• **INSTRUCTIONS TO FOLLOW**
Go through the material and write it all out exactly, minus the pictures.
— BEGIN —
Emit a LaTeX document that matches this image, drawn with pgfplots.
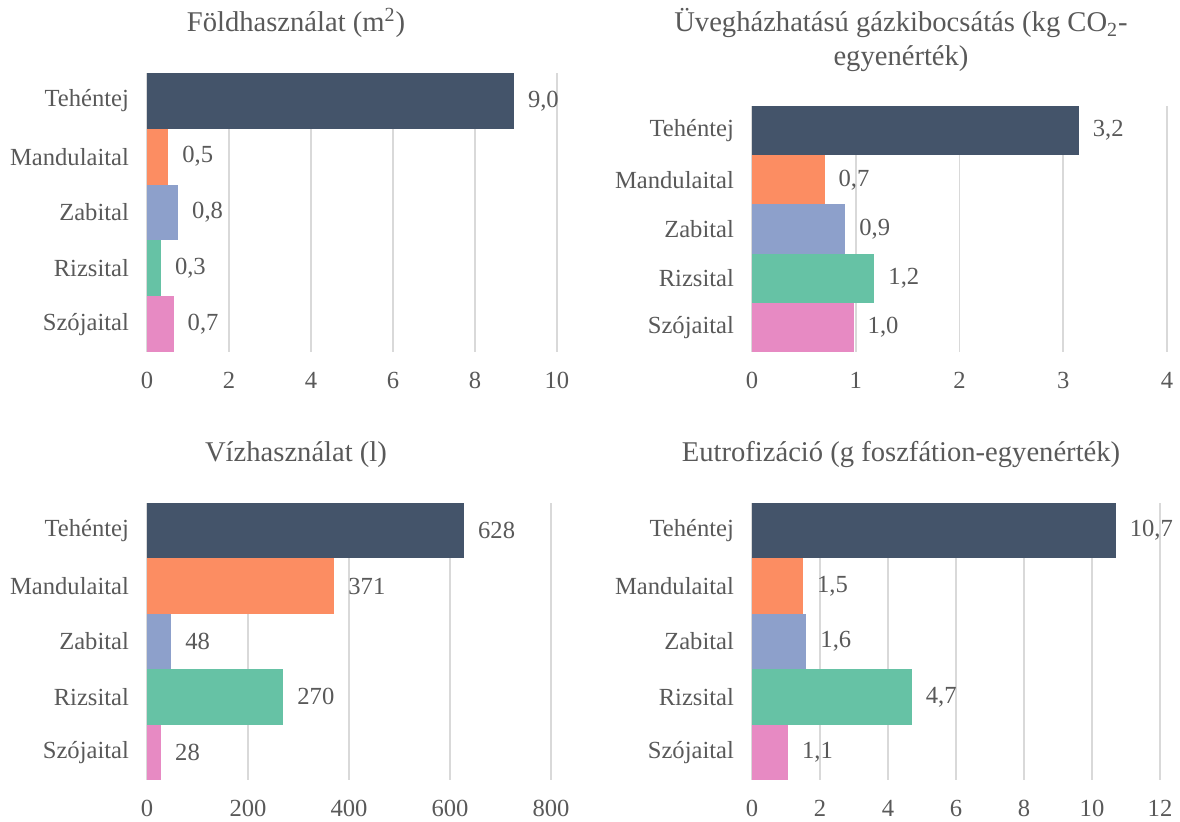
\documentclass[border=0pt]{standalone}
\usepackage{fontspec}
\setmainfont{Liberation Serif}
\usepackage{pgfplots}
\pgfplotsset{compat=1.18}
\definecolor{txt}{HTML}{595959}
\definecolor{grd}{HTML}{D9D9D9}
\definecolor{cA}{HTML}{44546A}
\definecolor{cB}{HTML}{FC8D62}
\definecolor{cC}{HTML}{8DA0CB}
\definecolor{cD}{HTML}{66C2A5}
\definecolor{cE}{HTML}{E78AC3}
\pgfplotsset{
  panel/.style={
    anchor=south west, scale only axis,
    ymin=-0.5, ymax=4.5, y dir=reverse,
    ytick={0,1,2,3,4},
    yticklabels={Tehéntej,Mandulaital,Zabital,Rizsital,Szójaital},
    axis line style={draw=none},
    major tick length=0pt,
    xmajorgrids, grid style={color=grd, line width=0.8pt},
    /pgf/number format/assume math mode=true,
    tick label style={font=\fontsize{12.3}{14}\selectfont, color=txt},
    yticklabel style={anchor=east, xshift=-5.5pt},
    xticklabel style={anchor=base, yshift=-18pt},
    every node near coord/.append style={font=\fontsize{12.3}{14}\selectfont, color=txt, anchor=west, xshift=3.5pt},
  },
  br/.style={xbar, bar width=1, bar shift=0, draw=none, fill=#1,
    nodes near coords, point meta=explicit symbolic},
}
\begin{document}
\begin{tikzpicture}
\path[use as bounding box] (0,0) rectangle (590pt,410.5pt);
\tikzset{ttl/.style={anchor=base, color=txt, font=\fontsize{14.3}{17}\selectfont}}
% Panel 1
\node[ttl] at (148pt,394.5pt) {Földhasználat (m\textsuperscript{2})};
\begin{axis}[panel, at={(73.5pt,234.5pt)}, width=205pt, height=139.5pt,
  xmin=0, xmax=10, xtick={0,2,4,6,8,10}]
\addplot[br=cA] table[x=x,y=y,meta=lab,row sep=\\] {x y lab\\ 8.95 0 9,0\\};
\addplot[br=cB] table[x=x,y=y,meta=lab,row sep=\\] {x y lab\\ 0.52 1 0,5\\};
\addplot[br=cC] table[x=x,y=y,meta=lab,row sep=\\] {x y lab\\ 0.76 2 0,8\\};
\addplot[br=cD] table[x=x,y=y,meta=lab,row sep=\\] {x y lab\\ 0.34 3 0,3\\};
\addplot[br=cE] table[x=x,y=y,meta=lab,row sep=\\] {x y lab\\ 0.65 4 0,7\\};
\end{axis}
% Panel 2
\node[ttl] at (450.5pt,394.5pt) {Üvegházhatású gázkibocsátás (kg CO\textsubscript{2}-};
\node[ttl] at (450.5pt,377.5pt) {egyenérték)};
\begin{axis}[panel, at={(376pt,234.5pt)}, width=207.5pt, height=123pt,
  xmin=0, xmax=4, xtick={0,1,2,3,4}]
\addplot[br=cA] table[x=x,y=y,meta=lab,row sep=\\] {x y lab\\ 3.15 0 3,2\\};
\addplot[br=cB] table[x=x,y=y,meta=lab,row sep=\\] {x y lab\\ 0.70 1 0,7\\};
\addplot[br=cC] table[x=x,y=y,meta=lab,row sep=\\] {x y lab\\ 0.90 2 0,9\\};
\addplot[br=cD] table[x=x,y=y,meta=lab,row sep=\\] {x y lab\\ 1.18 3 1,2\\};
\addplot[br=cE] table[x=x,y=y,meta=lab,row sep=\\] {x y lab\\ 0.98 4 1,0\\};
\end{axis}
% Panel 3
\node[ttl] at (148pt,179.5pt) {Vízhasználat (l)};
\begin{axis}[panel, at={(73.5pt,20.5pt)}, width=202pt, height=138.5pt,
  xmin=0, xmax=800, xtick={0,200,400,600,800}]
\addplot[br=cA] table[x=x,y=y,meta=lab,row sep=\\] {x y lab\\ 628 0 628\\};
\addplot[br=cB] table[x=x,y=y,meta=lab,row sep=\\] {x y lab\\ 371 1 371\\};
\addplot[br=cC] table[x=x,y=y,meta=lab,row sep=\\] {x y lab\\ 48 2 48\\};
\addplot[br=cD] table[x=x,y=y,meta=lab,row sep=\\] {x y lab\\ 270 3 270\\};
\addplot[br=cE] table[x=x,y=y,meta=lab,row sep=\\] {x y lab\\ 28 4 28\\};
\end{axis}
% Panel 4
\node[ttl] at (450.5pt,179.5pt) {Eutrofizáció (g foszfátion-egyenérték)};
\begin{axis}[panel, at={(376pt,20.5pt)}, width=204pt, height=138.5pt,
  xmin=0, xmax=12, xtick={0,2,4,6,8,10,12}]
\addplot[br=cA] table[x=x,y=y,meta=lab,row sep=\\] {x y lab\\ 10.7 0 10,7\\};
\addplot[br=cB] table[x=x,y=y,meta=lab,row sep=\\] {x y lab\\ 1.5 1 1,5\\};
\addplot[br=cC] table[x=x,y=y,meta=lab,row sep=\\] {x y lab\\ 1.6 2 1,6\\};
\addplot[br=cD] table[x=x,y=y,meta=lab,row sep=\\] {x y lab\\ 4.7 3 4,7\\};
\addplot[br=cE] table[x=x,y=y,meta=lab,row sep=\\] {x y lab\\ 1.06 4 1,1\\};
\end{axis}
\end{tikzpicture}
\end{document}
— END —
• **OUTPUT FOR THIS EXERCISE**
Emit a LaTeX document that matches this image, drawn with pgfplots.
\documentclass[border=0pt]{standalone}
\usepackage{fontspec}
\setmainfont{Liberation Serif}
\usepackage{pgfplots}
\pgfplotsset{compat=1.18}
\definecolor{txt}{HTML}{595959}
\definecolor{grd}{HTML}{D9D9D9}
\definecolor{cA}{HTML}{44546A}
\definecolor{cB}{HTML}{FC8D62}
\definecolor{cC}{HTML}{8DA0CB}
\definecolor{cD}{HTML}{66C2A5}
\definecolor{cE}{HTML}{E78AC3}
\pgfplotsset{
  panel/.style={
    anchor=south west, scale only axis,
    ymin=-0.5, ymax=4.5, y dir=reverse,
    ytick={0,1,2,3,4},
    yticklabels={Tehéntej,Mandulaital,Zabital,Rizsital,Szójaital},
    axis line style={draw=none},
    major tick length=0pt,
    xmajorgrids, grid style={color=grd, line width=0.8pt},
    /pgf/number format/assume math mode=true,
    tick label style={font=\fontsize{12.3}{14}\selectfont, color=txt},
    yticklabel style={anchor=east, xshift=-5.5pt},
    xticklabel style={anchor=base, yshift=-18pt},
    every node near coord/.append style={font=\fontsize{12.3}{14}\selectfont, color=txt, anchor=west, xshift=3.5pt},
  },
  br/.style={xbar, bar width=1, bar shift=0, draw=none, fill=#1,
    nodes near coords, point meta=explicit symbolic},
}
\begin{document}
\begin{tikzpicture}
\path[use as bounding box] (0,0) rectangle (590pt,410.5pt);
\tikzset{ttl/.style={anchor=base, color=txt, font=\fontsize{14.3}{17}\selectfont}}
% Panel 1
\node[ttl] at (148pt,394.5pt) {Földhasználat (m\textsuperscript{2})};
\begin{axis}[panel, at={(73.5pt,234.5pt)}, width=205pt, height=139.5pt,
  xmin=0, xmax=10, xtick={0,2,4,6,8,10}]
\addplot[br=cA] table[x=x,y=y,meta=lab,row sep=\\] {x y lab\\ 8.95 0 9,0\\};
\addplot[br=cB] table[x=x,y=y,meta=lab,row sep=\\] {x y lab\\ 0.52 1 0,5\\};
\addplot[br=cC] table[x=x,y=y,meta=lab,row sep=\\] {x y lab\\ 0.76 2 0,8\\};
\addplot[br=cD] table[x=x,y=y,meta=lab,row sep=\\] {x y lab\\ 0.34 3 0,3\\};
\addplot[br=cE] table[x=x,y=y,meta=lab,row sep=\\] {x y lab\\ 0.65 4 0,7\\};
\end{axis}
% Panel 2
\node[ttl] at (450.5pt,394.5pt) {Üvegházhatású gázkibocsátás (kg CO\textsubscript{2}-};
\node[ttl] at (450.5pt,377.5pt) {egyenérték)};
\begin{axis}[panel, at={(376pt,234.5pt)}, width=207.5pt, height=123pt,
  xmin=0, xmax=4, xtick={0,1,2,3,4}]
\addplot[br=cA] table[x=x,y=y,meta=lab,row sep=\\] {x y lab\\ 3.15 0 3,2\\};
\addplot[br=cB] table[x=x,y=y,meta=lab,row sep=\\] {x y lab\\ 0.70 1 0,7\\};
\addplot[br=cC] table[x=x,y=y,meta=lab,row sep=\\] {x y lab\\ 0.90 2 0,9\\};
\addplot[br=cD] table[x=x,y=y,meta=lab,row sep=\\] {x y lab\\ 1.18 3 1,2\\};
\addplot[br=cE] table[x=x,y=y,meta=lab,row sep=\\] {x y lab\\ 0.98 4 1,0\\};
\end{axis}
% Panel 3
\node[ttl] at (148pt,179.5pt) {Vízhasználat (l)};
\begin{axis}[panel, at={(73.5pt,20.5pt)}, width=202pt, height=138.5pt,
  xmin=0, xmax=800, xtick={0,200,400,600,800}]
\addplot[br=cA] table[x=x,y=y,meta=lab,row sep=\\] {x y lab\\ 628 0 628\\};
\addplot[br=cB] table[x=x,y=y,meta=lab,row sep=\\] {x y lab\\ 371 1 371\\};
\addplot[br=cC] table[x=x,y=y,meta=lab,row sep=\\] {x y lab\\ 48 2 48\\};
\addplot[br=cD] table[x=x,y=y,meta=lab,row sep=\\] {x y lab\\ 270 3 270\\};
\addplot[br=cE] table[x=x,y=y,meta=lab,row sep=\\] {x y lab\\ 28 4 28\\};
\end{axis}
% Panel 4
\node[ttl] at (450.5pt,179.5pt) {Eutrofizáció (g foszfátion-egyenérték)};
\begin{axis}[panel, at={(376pt,20.5pt)}, width=204pt, height=138.5pt,
  xmin=0, xmax=12, xtick={0,2,4,6,8,10,12}]
\addplot[br=cA] table[x=x,y=y,meta=lab,row sep=\\] {x y lab\\ 10.7 0 10,7\\};
\addplot[br=cB] table[x=x,y=y,meta=lab,row sep=\\] {x y lab\\ 1.5 1 1,5\\};
\addplot[br=cC] table[x=x,y=y,meta=lab,row sep=\\] {x y lab\\ 1.6 2 1,6\\};
\addplot[br=cD] table[x=x,y=y,meta=lab,row sep=\\] {x y lab\\ 4.7 3 4,7\\};
\addplot[br=cE] table[x=x,y=y,meta=lab,row sep=\\] {x y lab\\ 1.06 4 1,1\\};
\end{axis}
\end{tikzpicture}
\end{document}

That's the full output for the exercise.